- Objective -
Set down the lines from the one containing "Give me the" to the one containing "LineChart, XAxis, YAxis", both lines included, exactly as they stand and with no other lines.

[START OF Data shown]

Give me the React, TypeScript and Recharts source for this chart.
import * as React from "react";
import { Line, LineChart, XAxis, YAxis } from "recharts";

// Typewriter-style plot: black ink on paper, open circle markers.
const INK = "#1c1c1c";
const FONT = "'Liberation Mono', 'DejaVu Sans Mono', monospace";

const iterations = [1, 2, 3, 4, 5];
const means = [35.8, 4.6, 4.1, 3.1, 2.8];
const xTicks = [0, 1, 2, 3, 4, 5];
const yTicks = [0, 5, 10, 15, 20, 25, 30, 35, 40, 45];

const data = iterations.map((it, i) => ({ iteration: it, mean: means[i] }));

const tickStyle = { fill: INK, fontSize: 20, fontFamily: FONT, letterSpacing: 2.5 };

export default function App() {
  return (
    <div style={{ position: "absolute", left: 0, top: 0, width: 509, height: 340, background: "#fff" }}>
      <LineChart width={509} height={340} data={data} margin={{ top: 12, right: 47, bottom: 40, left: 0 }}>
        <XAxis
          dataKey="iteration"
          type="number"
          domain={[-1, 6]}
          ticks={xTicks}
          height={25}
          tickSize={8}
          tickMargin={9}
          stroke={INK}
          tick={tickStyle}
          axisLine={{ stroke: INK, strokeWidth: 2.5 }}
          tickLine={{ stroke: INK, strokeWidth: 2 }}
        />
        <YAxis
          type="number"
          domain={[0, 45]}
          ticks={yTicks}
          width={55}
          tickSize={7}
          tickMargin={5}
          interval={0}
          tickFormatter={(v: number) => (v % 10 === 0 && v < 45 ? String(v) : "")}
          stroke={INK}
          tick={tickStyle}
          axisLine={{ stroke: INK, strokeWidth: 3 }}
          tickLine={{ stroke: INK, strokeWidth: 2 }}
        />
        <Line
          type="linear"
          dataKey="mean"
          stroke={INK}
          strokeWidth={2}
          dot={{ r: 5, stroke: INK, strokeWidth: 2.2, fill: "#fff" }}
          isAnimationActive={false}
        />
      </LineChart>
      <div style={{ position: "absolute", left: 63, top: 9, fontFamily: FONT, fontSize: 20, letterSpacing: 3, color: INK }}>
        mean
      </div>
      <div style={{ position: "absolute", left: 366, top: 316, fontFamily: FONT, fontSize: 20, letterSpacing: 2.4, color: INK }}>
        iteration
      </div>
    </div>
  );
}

[END OF Data shown]
[START OF Data shown]

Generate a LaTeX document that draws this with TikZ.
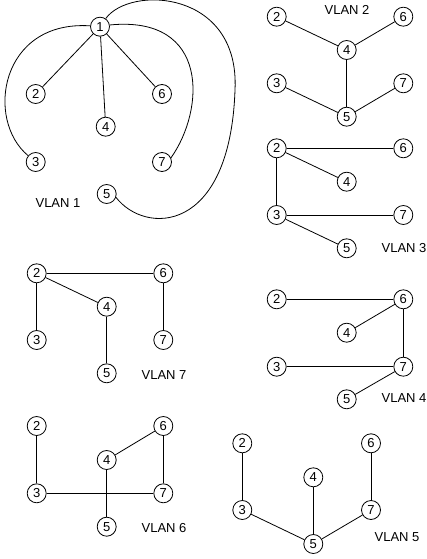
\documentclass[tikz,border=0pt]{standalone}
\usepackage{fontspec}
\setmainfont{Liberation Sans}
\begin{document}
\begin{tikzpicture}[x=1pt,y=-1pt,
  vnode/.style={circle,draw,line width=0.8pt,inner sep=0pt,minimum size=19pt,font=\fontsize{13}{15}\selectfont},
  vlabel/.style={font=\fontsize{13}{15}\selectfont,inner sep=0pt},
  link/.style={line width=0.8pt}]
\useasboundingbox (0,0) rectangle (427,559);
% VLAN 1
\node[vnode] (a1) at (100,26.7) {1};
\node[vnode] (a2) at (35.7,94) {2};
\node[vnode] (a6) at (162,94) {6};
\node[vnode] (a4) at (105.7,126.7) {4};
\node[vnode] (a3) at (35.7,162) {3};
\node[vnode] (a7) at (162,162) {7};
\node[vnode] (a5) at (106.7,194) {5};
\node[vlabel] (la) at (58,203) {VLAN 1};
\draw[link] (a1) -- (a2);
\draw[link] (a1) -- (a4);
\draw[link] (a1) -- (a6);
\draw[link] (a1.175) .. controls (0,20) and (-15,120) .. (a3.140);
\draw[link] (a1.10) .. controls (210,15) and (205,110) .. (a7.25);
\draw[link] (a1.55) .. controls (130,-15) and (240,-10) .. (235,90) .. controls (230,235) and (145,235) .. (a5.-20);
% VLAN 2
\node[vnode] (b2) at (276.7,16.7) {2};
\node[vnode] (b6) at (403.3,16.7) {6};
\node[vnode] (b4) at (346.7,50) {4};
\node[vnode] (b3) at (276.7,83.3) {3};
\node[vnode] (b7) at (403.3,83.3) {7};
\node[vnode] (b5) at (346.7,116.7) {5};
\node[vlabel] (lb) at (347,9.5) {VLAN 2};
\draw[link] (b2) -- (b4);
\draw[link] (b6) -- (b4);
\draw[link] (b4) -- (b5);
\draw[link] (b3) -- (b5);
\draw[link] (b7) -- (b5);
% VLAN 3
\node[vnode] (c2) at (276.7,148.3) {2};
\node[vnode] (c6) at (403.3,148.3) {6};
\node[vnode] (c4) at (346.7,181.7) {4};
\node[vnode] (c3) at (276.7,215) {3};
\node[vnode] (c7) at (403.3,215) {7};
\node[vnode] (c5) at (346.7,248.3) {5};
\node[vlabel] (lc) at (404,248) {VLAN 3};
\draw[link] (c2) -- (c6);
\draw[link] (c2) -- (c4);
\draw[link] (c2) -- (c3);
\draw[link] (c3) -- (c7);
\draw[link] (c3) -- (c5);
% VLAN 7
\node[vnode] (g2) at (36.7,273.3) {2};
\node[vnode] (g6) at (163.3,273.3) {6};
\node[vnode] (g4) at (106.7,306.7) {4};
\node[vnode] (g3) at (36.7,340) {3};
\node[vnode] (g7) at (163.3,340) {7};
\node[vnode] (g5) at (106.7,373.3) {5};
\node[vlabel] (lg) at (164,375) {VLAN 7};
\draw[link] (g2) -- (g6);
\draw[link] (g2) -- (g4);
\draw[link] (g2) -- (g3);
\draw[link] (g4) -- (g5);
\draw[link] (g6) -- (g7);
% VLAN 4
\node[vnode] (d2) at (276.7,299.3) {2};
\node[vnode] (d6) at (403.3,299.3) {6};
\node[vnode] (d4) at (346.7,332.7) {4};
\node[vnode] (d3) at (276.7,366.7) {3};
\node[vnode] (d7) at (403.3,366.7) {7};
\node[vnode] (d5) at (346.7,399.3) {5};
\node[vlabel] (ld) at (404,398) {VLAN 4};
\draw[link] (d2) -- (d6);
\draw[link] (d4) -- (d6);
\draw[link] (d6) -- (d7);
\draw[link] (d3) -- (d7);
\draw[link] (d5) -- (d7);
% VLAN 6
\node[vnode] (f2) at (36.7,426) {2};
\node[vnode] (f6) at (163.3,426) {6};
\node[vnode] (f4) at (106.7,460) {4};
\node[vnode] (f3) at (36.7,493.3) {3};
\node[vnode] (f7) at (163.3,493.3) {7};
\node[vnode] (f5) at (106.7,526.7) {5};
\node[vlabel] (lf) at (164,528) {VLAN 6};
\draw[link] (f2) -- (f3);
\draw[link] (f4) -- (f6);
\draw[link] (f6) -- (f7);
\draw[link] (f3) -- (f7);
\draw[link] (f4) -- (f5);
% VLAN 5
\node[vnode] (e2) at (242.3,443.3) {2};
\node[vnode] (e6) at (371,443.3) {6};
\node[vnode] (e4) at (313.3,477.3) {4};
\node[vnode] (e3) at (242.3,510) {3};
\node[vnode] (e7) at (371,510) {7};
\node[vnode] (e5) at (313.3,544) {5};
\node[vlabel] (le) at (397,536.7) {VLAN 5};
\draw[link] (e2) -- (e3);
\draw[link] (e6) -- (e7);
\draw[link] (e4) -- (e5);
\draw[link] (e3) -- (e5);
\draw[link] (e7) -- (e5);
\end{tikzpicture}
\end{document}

[END OF Data shown]

- Written answer -
Give me the React, TypeScript and Recharts source for this chart.
import * as React from "react";
import { Line, LineChart, XAxis, YAxis } from "recharts";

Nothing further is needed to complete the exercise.